_Recorded data_

----------

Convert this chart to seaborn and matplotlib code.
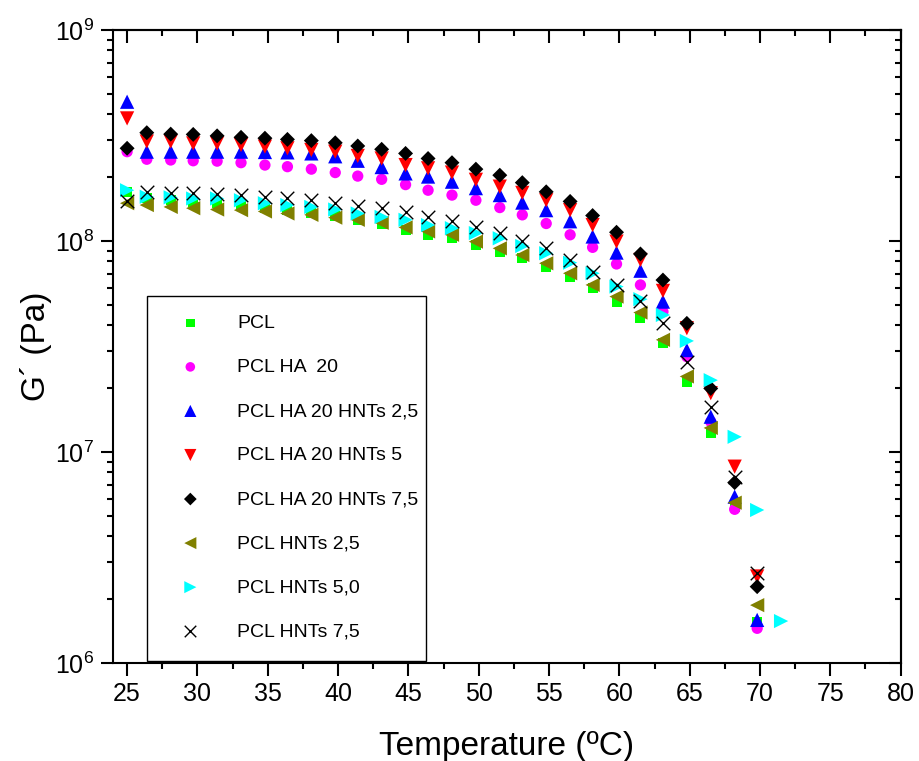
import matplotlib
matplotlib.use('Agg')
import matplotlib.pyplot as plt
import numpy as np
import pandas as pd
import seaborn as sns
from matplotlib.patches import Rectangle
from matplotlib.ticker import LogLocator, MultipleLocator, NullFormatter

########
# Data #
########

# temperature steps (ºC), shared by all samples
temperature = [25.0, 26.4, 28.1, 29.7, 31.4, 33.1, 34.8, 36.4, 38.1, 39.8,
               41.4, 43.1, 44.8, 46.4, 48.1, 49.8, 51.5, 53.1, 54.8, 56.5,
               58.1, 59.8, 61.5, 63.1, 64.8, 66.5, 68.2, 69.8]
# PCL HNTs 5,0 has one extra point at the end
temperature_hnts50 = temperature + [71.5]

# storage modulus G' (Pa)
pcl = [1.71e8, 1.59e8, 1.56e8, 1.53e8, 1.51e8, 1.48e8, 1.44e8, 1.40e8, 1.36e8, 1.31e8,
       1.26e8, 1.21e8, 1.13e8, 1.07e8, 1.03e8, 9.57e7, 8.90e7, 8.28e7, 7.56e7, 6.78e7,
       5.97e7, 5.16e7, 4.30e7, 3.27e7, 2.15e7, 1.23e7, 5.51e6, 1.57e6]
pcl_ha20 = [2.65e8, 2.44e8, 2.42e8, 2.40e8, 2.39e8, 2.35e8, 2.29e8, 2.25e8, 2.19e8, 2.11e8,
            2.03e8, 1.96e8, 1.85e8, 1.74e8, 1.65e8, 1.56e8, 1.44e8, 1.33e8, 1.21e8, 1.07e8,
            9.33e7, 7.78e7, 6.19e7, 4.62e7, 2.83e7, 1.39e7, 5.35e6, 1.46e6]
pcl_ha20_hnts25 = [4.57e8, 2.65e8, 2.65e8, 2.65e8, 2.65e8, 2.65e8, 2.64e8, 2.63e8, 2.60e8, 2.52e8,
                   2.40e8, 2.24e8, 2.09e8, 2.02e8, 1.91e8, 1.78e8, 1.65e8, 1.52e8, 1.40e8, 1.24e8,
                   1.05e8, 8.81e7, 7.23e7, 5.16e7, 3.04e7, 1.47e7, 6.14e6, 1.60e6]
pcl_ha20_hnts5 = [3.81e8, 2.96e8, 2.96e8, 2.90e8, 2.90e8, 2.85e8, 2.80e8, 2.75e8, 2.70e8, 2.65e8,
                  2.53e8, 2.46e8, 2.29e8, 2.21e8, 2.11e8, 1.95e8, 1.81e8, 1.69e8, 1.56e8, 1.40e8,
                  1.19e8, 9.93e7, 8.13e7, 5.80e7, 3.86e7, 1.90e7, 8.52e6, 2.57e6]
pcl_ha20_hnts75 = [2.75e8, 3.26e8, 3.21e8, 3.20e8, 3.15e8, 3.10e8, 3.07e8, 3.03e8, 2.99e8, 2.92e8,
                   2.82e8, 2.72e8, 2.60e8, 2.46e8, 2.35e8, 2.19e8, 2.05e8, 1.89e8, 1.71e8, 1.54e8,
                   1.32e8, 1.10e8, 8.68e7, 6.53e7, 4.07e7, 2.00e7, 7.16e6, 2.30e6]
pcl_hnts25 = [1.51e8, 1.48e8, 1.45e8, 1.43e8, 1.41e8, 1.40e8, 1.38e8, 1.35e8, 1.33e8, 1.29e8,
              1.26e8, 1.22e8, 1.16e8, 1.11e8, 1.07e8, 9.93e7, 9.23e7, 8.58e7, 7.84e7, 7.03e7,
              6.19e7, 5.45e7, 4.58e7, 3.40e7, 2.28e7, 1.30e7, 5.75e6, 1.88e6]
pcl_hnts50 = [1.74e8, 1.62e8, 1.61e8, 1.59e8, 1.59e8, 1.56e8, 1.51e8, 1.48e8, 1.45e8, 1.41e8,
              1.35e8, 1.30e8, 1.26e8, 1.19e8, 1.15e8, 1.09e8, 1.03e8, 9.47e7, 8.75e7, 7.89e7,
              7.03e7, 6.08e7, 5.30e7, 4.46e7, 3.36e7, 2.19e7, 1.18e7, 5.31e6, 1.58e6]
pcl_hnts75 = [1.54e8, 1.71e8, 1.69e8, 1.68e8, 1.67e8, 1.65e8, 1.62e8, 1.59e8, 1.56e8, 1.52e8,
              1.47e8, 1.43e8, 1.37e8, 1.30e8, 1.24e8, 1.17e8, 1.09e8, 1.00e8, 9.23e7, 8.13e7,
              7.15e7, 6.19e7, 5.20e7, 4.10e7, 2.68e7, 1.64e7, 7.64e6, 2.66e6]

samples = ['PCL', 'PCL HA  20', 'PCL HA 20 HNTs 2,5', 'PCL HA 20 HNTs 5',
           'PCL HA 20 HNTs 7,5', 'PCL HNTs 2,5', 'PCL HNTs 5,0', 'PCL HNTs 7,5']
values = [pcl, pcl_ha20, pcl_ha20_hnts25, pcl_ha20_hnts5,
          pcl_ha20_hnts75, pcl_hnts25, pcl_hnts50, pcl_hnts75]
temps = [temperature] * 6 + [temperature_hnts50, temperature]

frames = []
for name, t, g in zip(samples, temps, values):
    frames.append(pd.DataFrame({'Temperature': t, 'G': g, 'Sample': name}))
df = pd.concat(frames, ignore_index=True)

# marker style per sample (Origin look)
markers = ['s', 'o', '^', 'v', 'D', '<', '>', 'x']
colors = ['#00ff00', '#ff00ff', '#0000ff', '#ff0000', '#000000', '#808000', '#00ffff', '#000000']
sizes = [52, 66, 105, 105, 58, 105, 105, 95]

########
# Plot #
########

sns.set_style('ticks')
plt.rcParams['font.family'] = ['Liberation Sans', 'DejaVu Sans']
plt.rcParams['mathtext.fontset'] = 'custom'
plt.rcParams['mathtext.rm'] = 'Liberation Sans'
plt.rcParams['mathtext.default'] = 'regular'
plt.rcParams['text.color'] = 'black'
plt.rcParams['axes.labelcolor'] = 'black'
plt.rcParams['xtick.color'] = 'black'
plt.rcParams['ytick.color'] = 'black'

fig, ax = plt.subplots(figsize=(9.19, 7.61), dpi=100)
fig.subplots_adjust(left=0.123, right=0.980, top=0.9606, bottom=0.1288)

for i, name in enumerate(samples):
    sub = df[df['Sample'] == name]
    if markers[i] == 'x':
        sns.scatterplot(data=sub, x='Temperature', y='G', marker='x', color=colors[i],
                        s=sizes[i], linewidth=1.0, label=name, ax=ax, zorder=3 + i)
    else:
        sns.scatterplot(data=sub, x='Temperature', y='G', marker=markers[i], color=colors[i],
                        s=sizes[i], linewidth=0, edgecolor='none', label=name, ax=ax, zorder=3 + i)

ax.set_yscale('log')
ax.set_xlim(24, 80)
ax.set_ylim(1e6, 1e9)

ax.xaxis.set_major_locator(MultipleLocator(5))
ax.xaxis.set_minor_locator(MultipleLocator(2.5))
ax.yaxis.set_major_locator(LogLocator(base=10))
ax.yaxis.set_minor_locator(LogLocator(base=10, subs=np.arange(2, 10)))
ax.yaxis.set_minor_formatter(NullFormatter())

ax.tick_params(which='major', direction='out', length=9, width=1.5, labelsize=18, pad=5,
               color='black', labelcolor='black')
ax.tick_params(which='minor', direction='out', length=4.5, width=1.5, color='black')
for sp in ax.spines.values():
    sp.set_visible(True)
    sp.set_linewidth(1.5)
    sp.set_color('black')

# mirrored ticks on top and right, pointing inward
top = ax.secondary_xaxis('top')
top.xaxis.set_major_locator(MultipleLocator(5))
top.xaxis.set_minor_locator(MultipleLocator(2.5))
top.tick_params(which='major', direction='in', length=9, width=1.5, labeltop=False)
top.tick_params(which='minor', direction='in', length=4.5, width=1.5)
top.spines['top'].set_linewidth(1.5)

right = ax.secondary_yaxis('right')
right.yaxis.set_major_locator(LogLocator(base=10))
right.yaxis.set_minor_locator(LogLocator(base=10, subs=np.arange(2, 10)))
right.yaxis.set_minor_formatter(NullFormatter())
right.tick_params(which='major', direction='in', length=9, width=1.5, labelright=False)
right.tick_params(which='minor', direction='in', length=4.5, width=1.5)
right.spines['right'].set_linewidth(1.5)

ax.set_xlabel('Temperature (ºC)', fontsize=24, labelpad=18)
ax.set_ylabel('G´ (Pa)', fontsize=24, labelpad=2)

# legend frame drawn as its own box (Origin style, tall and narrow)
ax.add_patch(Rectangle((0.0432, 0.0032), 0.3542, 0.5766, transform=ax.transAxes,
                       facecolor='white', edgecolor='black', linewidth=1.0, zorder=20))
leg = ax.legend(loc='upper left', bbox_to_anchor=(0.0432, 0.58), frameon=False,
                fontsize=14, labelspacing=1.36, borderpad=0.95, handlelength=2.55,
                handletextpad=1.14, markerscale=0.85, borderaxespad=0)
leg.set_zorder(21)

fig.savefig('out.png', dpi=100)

----------

_Your objective_
Quote, exactly and only, the lines from the first line of the data above through the line containing "temperature_hnts50 = temperature + [71.5]". The pictures do not belong in it.

_Result of this exercise_
Convert this chart to seaborn and matplotlib code.
import matplotlib
matplotlib.use('Agg')
import matplotlib.pyplot as plt
import numpy as np
import pandas as pd
import seaborn as sns
from matplotlib.patches import Rectangle
from matplotlib.ticker import LogLocator, MultipleLocator, NullFormatter

########
# Data #
########

# temperature steps (ºC), shared by all samples
temperature = [25.0, 26.4, 28.1, 29.7, 31.4, 33.1, 34.8, 36.4, 38.1, 39.8,
               41.4, 43.1, 44.8, 46.4, 48.1, 49.8, 51.5, 53.1, 54.8, 56.5,
               58.1, 59.8, 61.5, 63.1, 64.8, 66.5, 68.2, 69.8]
# PCL HNTs 5,0 has one extra point at the end
temperature_hnts50 = temperature + [71.5]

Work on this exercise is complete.